Dès l’époque des Lumières avec Jean-Jacques Rousseau, la nature et le monde rural sont dépeints de façon romantique, comme un idéal perdu. Cette vie « en dehors », loin des folies de la ville puis de la société industrielle, a pu séduire les utopistes disciples de Charles Fourier mais aussi des anarchistes libertaires, des héritiers de Mai 1968 et, aujourd’hui, les centaines de néoruraux qui partent peupler les campagnes, seuls ou en communautés.

Leur objectif : vivre dans la plus grande autonomie possible, refaire lien avec la nature et avec le cercle social local. Une démarche qui passe par l’autoconsommation – se nourrir de son potager, de ses poules… – et parfois par l’autoconstruction d’habitats souvent légers comme des yourtes ou des tipis. Sans oublier les activités artisanales telles que la maçonnerie, la vannerie ou la production de miel et de fromages.

La démarche de ces écologistes du quotidien peut s’appuyer sur l’idée de « simplicité volontaire » décrite par Léon Tolstoï, Henry David Thoreau ou encore l’économiste Serge Latouche, père de la décroissance.
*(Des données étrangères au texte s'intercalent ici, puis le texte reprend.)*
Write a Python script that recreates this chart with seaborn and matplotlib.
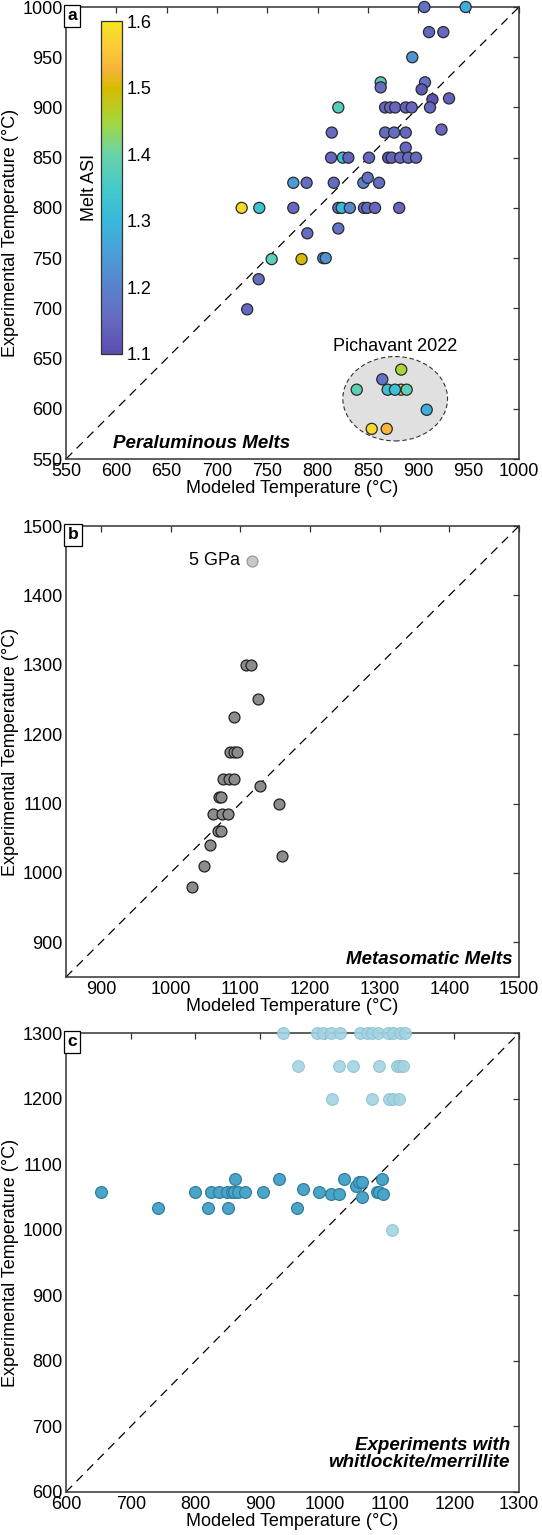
import numpy as np
import pandas as pd
import matplotlib
matplotlib.use('Agg')
import matplotlib.pyplot as plt
import seaborn as sns
from matplotlib.colors import LinearSegmentedColormap, Normalize
from matplotlib.patches import Ellipse
import matplotlib.cm as cm
from matplotlib.ticker import MultipleLocator

# ---------------- data ----------------
# Panel a: peraluminous melts
peral_model = [906, 947, 910.6, 924.8, 894, 862.6, 862.6, 906.6, 903.3, 914, 930.5,
               820.5, 867, 872, 877, 887.5, 893.4, 911.6, 923, 814, 867, 876, 887.5,
               887.5, 813.3, 825, 830.5, 851, 870, 873.5, 882, 890, 897.7,
               775.8, 789, 816, 845.4, 849.7, 861,
               724.5, 742, 775.8, 820.5, 823.9, 832, 846, 849.3, 857, 881,
               820.5, 789.7, 754.3, 784, 805.6, 808, 741.4, 730]
peral_exp = [1000, 1000, 975, 975, 950, 925, 920, 925, 918, 908, 909,
             900, 900, 900, 900, 900, 900, 900, 878, 875, 875, 875, 875,
             860, 850, 850, 850, 850, 850, 850, 850, 850, 850,
             825, 825, 825, 825, 830, 825,
             800, 800, 800, 800, 800, 800, 800, 800, 800, 800,
             779.5, 774.7, 749, 749, 750, 750, 729, 699]
peral_asi = [1.17, 1.28, 1.15, 1.15, 1.23, 1.37, 1.16, 1.17, 1.12, 1.11, 1.14,
             1.37, 1.15, 1.15, 1.15, 1.14, 1.15, 1.15, 1.15, 1.16, 1.16, 1.16, 1.15,
             1.15, 1.15, 1.32, 1.14, 1.15, 1.12, 1.14, 1.15, 1.15, 1.15,
             1.25, 1.16, 1.16, 1.20, 1.17, 1.16,
             1.58, 1.33, 1.15, 1.17, 1.30, 1.21, 1.16, 1.15, 1.15, 1.15,
             1.17, 1.16, 1.38, 1.50, 1.22, 1.23, 1.16, 1.15]
# Pichavant 2022 group
pich_model = [883, 864.2, 838.8, 882.8, 869.5, 876.8, 888.4, 908.3, 853.7, 868.6]
pich_exp = [639, 629.3, 619, 619, 619, 619, 619, 599, 580, 580]
pich_asi = [1.45, 1.17, 1.38, 1.54, 1.32, 1.32, 1.38, 1.28, 1.58, 1.53]

# Panel b: metasomatic melts
meta_model = [1108, 1115.7, 1126, 1090.4, 1085.7, 1090.4, 1096, 1075.3, 1083.3, 1090.4,
              1128.6, 1069, 1072.9, 1155.7, 1060.4, 1073.9, 1081.9, 1067.6, 1072.4,
              1057, 1160, 1048.6, 1031]
meta_exp = [1300, 1300, 1250, 1225, 1175, 1175, 1175, 1135, 1135, 1135,
            1125, 1110, 1110, 1100, 1085, 1085, 1085, 1060, 1060,
            1040, 1025, 1010, 980]
gpa5_model = [1116.7]
gpa5_exp = [1450]

# Panel c: experiments with whitlockite/merrillite
wm_model = [654.6, 742.9, 799.6, 824.3, 836.7, 848.1, 855.9, 859.4, 866.1, 876.9,
            819.7, 850.6, 861, 903.9, 929, 956.5, 966.7, 991, 1009, 1022.4,
            1029, 1048.8, 1053.4, 1057, 1057, 1081.3, 1084.4, 1090.6, 1089]
wm_exp = [1057, 1033, 1057, 1057, 1057, 1057, 1057, 1057, 1057, 1057,
          1033, 1033, 1077, 1057, 1077, 1033, 1062, 1057, 1055, 1055,
          1077, 1067, 1073, 1073, 1050, 1057, 1057, 1055, 1077]
wm_light_model = [935.8, 987.5, 997.7, 1009, 1023.5, 1054.5, 1064.8, 1073.5, 1082.8,
                  1098.3, 1106, 1116.4, 1124,
                  958, 1021.5, 1044, 1084.4, 1111.3, 1116.4, 1120.6,
                  1011.6, 1073.5, 1099.8, 1106, 1114.9,
                  1104.5]
wm_light_exp = [1300] * 13 + [1250] * 7 + [1200] * 5 + [1000]

asi_ticks = [1.1, 1.2, 1.3, 1.4, 1.5, 1.6]

# ---------------- style ----------------
sns.set_theme(style='white')
plt.rcParams['font.family'] = ['Liberation Sans', 'DejaVu Sans']
plt.rcParams['text.color'] = 'black'
plt.rcParams['axes.labelcolor'] = 'black'
plt.rcParams['xtick.color'] = 'black'
plt.rcParams['ytick.color'] = 'black'
FS = 13
NOTE_FS = 13.5
SPINE = '#333333'

cmap = LinearSegmentedColormap.from_list('parula_like', [
    (0.00, '#5B4DB0'), (0.10, '#6668C0'), (0.20, '#5A82CC'), (0.30, '#4A9ED6'),
    (0.40, '#38B8DC'), (0.50, '#45CAC8'), (0.60, '#6AD4A8'), (0.70, '#A5D63A'),
    (0.80, '#D7BB00'), (0.86, '#F6B43C'), (0.92, '#FBCB35'), (1.00, '#F5E51E')])
norm = Normalize(1.1, 1.6)

W, H = 542, 1535
fig = plt.figure(figsize=(W / 100, H / 100), dpi=100)


def box(left, top, w, h):
    return [left / W, 1 - (top + h) / H, w / W, h / H]


axa = fig.add_axes(box(66, 7, 453, 452))
axb = fig.add_axes(box(66, 526, 453, 451))
axc = fig.add_axes(box(66, 1033, 453, 459))


def style_axis(ax, lo, hi, xticks, yticks):
    ax.set_xlim(lo, hi)
    ax.set_ylim(lo, hi)
    ax.set_xticks(xticks)
    ax.set_yticks(yticks)
    ax.tick_params(direction='in', length=4.5, width=0.9, color=SPINE,
                   top=True, right=True, labelsize=FS, labelcolor='black')
    ax.tick_params(axis='x', pad=3)
    ax.tick_params(axis='y', pad=2.5)
    for s in ax.spines.values():
        s.set_color(SPINE)
        s.set_linewidth(1.1)
        s.set_visible(True)
    ax.plot([lo, hi], [lo, hi], color='black', lw=0.9, ls=(0, (7, 5)), zorder=1)
    ax.grid(False)
    ax.set_facecolor('white')


def labels(ax):
    ax.set_xlabel('Modeled Temperature (°C)', fontsize=FS, labelpad=0)
    ax.set_ylabel('Experimental Temperature (°C)', fontsize=FS, labelpad=2)


def panel_label(ax, t):
    ax.text(0.003, 0.997, t, transform=ax.transAxes, ha='left', va='top',
            fontsize=12.5, fontweight='bold',
            bbox=dict(boxstyle='square,pad=0.2', fc='white', ec='black', lw=0.9),
            zorder=10)


# ---- panel a ----
style_axis(axa, 550, 1000, np.arange(550, 1001, 50), np.arange(550, 1001, 50))
ell = Ellipse((877, 610), 104, 84, fc='#E0E0E0', ec='#333333', lw=0.8,
              ls=(0, (4, 2.5)), zorder=1.5)
axa.add_patch(ell)
axa.text(877, 654, 'Pichavant 2022', ha='center', va='bottom', fontsize=FS)

df_a = pd.DataFrame({'model': peral_model + pich_model,
                     'exp': peral_exp + pich_exp,
                     'asi': peral_asi + pich_asi})
sns.scatterplot(data=df_a, x='model', y='exp', hue='asi', palette=cmap,
                hue_norm=norm, s=64, edgecolor='#2a2a2a', linewidth=0.9,
                legend=False, ax=axa, zorder=3, clip_on=False)
labels(axa)
axa.text(597, 557, 'Peraluminous Melts', fontsize=NOTE_FS, fontweight='bold',
         style='italic', ha='left', va='bottom')
panel_label(axa, 'a')

cax = fig.add_axes(box(101, 21, 21, 333))
cb = fig.colorbar(cm.ScalarMappable(norm=norm, cmap=cmap), cax=cax)
cb.set_ticks(asi_ticks)
cb.ax.yaxis.set_minor_locator(MultipleLocator(0.05))
cb.ax.tick_params(which='both', direction='in', length=3.5, width=0.8,
                  color=SPINE, labelsize=FS, pad=3, right=True, left=False)
cb.outline.set_edgecolor(SPINE)
cb.outline.set_linewidth(0.9)
cb.ax.yaxis.set_label_position('left')
cb.ax.set_ylabel('Melt ASI', fontsize=FS, labelpad=2)

# ---- panel b ----
style_axis(axb, 850, 1500, np.arange(900, 1501, 100), np.arange(900, 1501, 100))
df_b = pd.DataFrame({'model': meta_model, 'exp': meta_exp})
sns.scatterplot(data=df_b, x='model', y='exp', color='#8C8C8C', s=62,
                edgecolor='#222222', linewidth=0.9, legend=False, ax=axb, zorder=3)
df_b5 = pd.DataFrame({'model': gpa5_model, 'exp': gpa5_exp})
sns.scatterplot(data=df_b5, x='model', y='exp', color='#C8C8C8', s=62,
                edgecolor='#9a9a9a', linewidth=0.9, legend=False, ax=axb, zorder=3)
labels(axb)
axb.text(1100, 1450, '5 GPa', ha='right', va='center', fontsize=FS)
axb.text(1490, 863, 'Metasomatic Melts', fontsize=NOTE_FS, fontweight='bold',
         style='italic', ha='right', va='bottom')
panel_label(axb, 'b')

# ---- panel c ----
style_axis(axc, 600, 1300, np.arange(600, 1301, 100), np.arange(600, 1301, 100))
df_cl = pd.DataFrame({'model': wm_light_model, 'exp': wm_light_exp})
sns.scatterplot(data=df_cl, x='model', y='exp', color='#A3D3E2', s=72,
                edgecolor='#8EC3D4', linewidth=0.8, alpha=0.9, legend=False,
                ax=axc, zorder=3, clip_on=False)
df_c = pd.DataFrame({'model': wm_model, 'exp': wm_exp})
sns.scatterplot(data=df_c, x='model', y='exp', color='#4BA5C8', s=72,
                edgecolor='#2F7EA0', linewidth=0.9, legend=False, ax=axc, zorder=4)
labels(axc)
axc.text(1286, 632, 'Experiments with\nwhitlockite/merrillite', fontsize=NOTE_FS,
         fontweight='bold', style='italic', ha='right', va='bottom',
         linespacing=1.0)
panel_label(axc, 'c')

fig.savefig('out.png', dpi=100)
La « sobriété heureuse » de Pierre Rabhi rejoint cette tendance : le paysan-philosophe incite chacun à agir à son échelle, « en colibri », pour plus d’harmonie entre les humains et la planète.

Cette préoccupation se traduit par des dizaines de pratiques, pour les habitants des villes comme des champs : le jardinage et le compost (partagés ou non), l’ornithologie en amateur, les sports de plein air, les AMAP et le locavorisme, qui revient à consommer uniquement la nourriture produite dans un rayon de 250 kilomètres maximum autour de son domicile, les visites de fermes… Autant d’indices de ce qu’Edward O. Wilson a décrit en 1984 comme la « biophilie », la tendance de l’être humain à chercher le lien avec la nature. Les achats d’occasion, le végétarisme, le refus de l’avion ou la consommation « zéro déchet » rejoignent ce souhait de limiter sa consommation et ses impacts. En creux, il s’agit de redonner de la valeur aux choses – qu’il s’agisse d’un meuble ancien, d’une confiture maison ou d’un Paris-Marseille parcouru en train.

La critique intrinsèque du progrès technologique débridé que portent ces modes de vie fait peser sur eux un soupçon de nostalgie ou de conservatisme. Beaucoup de leurs adeptes s’en défendent. Ils affirment utiliser des héritages du passé, certes, mais au service de leur épanouissement personnel présent – une forme d’épicurisme – et d’une exemplarité politique pour l’avenir. Une dialectique entre l’anxiété face à l’état actuel de la planète et l’enthousiasme de proposer un mode de vie alternatif, reconnecté et plus soutenable.